While this novice observer sees the "Y-post" (illustration above) as a coital construct with vulvic "V" atop phallic post - the same as our prosaic wine glass - Carl Schuster equates the Y-post as (ibid. pg 14)- "the image of a tree with the branching of the human race. This correspondence between Tree & Genealogy lies beneath a wide range of cultures, in fact, Culture. Ultimately it rests on the analogy of plant propagation and the notion of human birth from budding."

"By its branching, the Tree symbolizes the Tribe, and thereby especially its ancestors to whom sacrifice must be brought. To me, the forked post is the symbolic reduction of the Tree (its use in connection with sacrifice, though important, merely extends its basic meaning as Tree)."

"This association of Tree & Genealogy dates from a least Upper Paleolithic times. What began, I assume, as a 'natural' metaphor, became- quickly, perhaps - an elaborate symbolic system that included limb-sharing ancestors, two-headed, joint-marked figures; and much more. There is nothing 'natural' about these systems: they are inventions, transmitted by word & practice." from Schuster / Carpenter's Patterns That Connect, 1996, Abrams, isbn 0810963264.

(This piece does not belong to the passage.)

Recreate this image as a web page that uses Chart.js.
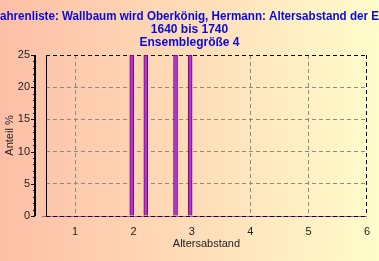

In his defense of Schuster, Carpenter points out that (paraphasing) "nothing about Carl Schuster's work evoked greater skepticism than his approach" which "excluded no relevant category of traditional culture," nor "data from diverse cultures, periods and continents". While their book, Patterns That Connect, does extend the Y-post motif to patterns on clothing, to "rebirth" gaming boards and ancient labyrinths, nowhere does Schuster's vast collections include obviously related (and I suppose, even less defensible) "everyday" Y-post motifs such as the Maypole, crucifix, wineglass or our cowboy boots atop posts. Perhaps the larger 3500 page version "deposited in academic libraries" includes the populist mundane - we will see on our next visit to academialand.

06 November 2006

Who is Asher'ah? Part Three: The Weavings



From Book of 2 Kings 23.7, NRSV, 3rd Ed., 2001 "[King Josiah] broke down the houses of the temple prostitues that were in the House of the Lord, where the women did weaving for Asherah." From the Jewish Publication Society's TANAKH, 1999, a transliteration of the Hebrew masoretic text "where the women wove coverings [Hb. batim] for Asherah." Raphael Patai, 1990, page 299 comments "The Septuagint [the early Hebrew Scripture translation to Greek, 300-100BC] [uses the Greek word]'stolas', that is, 'garments' for batim which may be based on an original badim, ie, 'linens'. The expression badim '(a person) clothed in linens' appears as a standing epithet for a mystical figure in Ezekiel 9 and Daniel 12." -from The Hebrew Goddess, isbn 0814322719

Recall that the general Deuteronomist's usage of an "Asherah" is a "sacred wooden post or pole", not the Goddess. Then the reference to women weaving linens within the precincts of Solomon's Temple for the sacred pole. Sounds a bit like Betsy Ross to me. So, is today's cover illustration of the American edition of "Newsweek", the weekly news magazine, a modern iteration of an ancient ritual? - the symbolic fabric wrapped around the symbolic pole - the ersatz female wrapped around the ersatz male - the image is too perfect. Keep it in mind for future blogs here. Please re-read the two earlier blogs - "Who is Asher'ah?" Part One in June 06 and Part Two in July 06. Newsweek cover illustration credit: photographer,Craig Cutler, 2006.

American voters, please do so tomorrow - for the world's sake.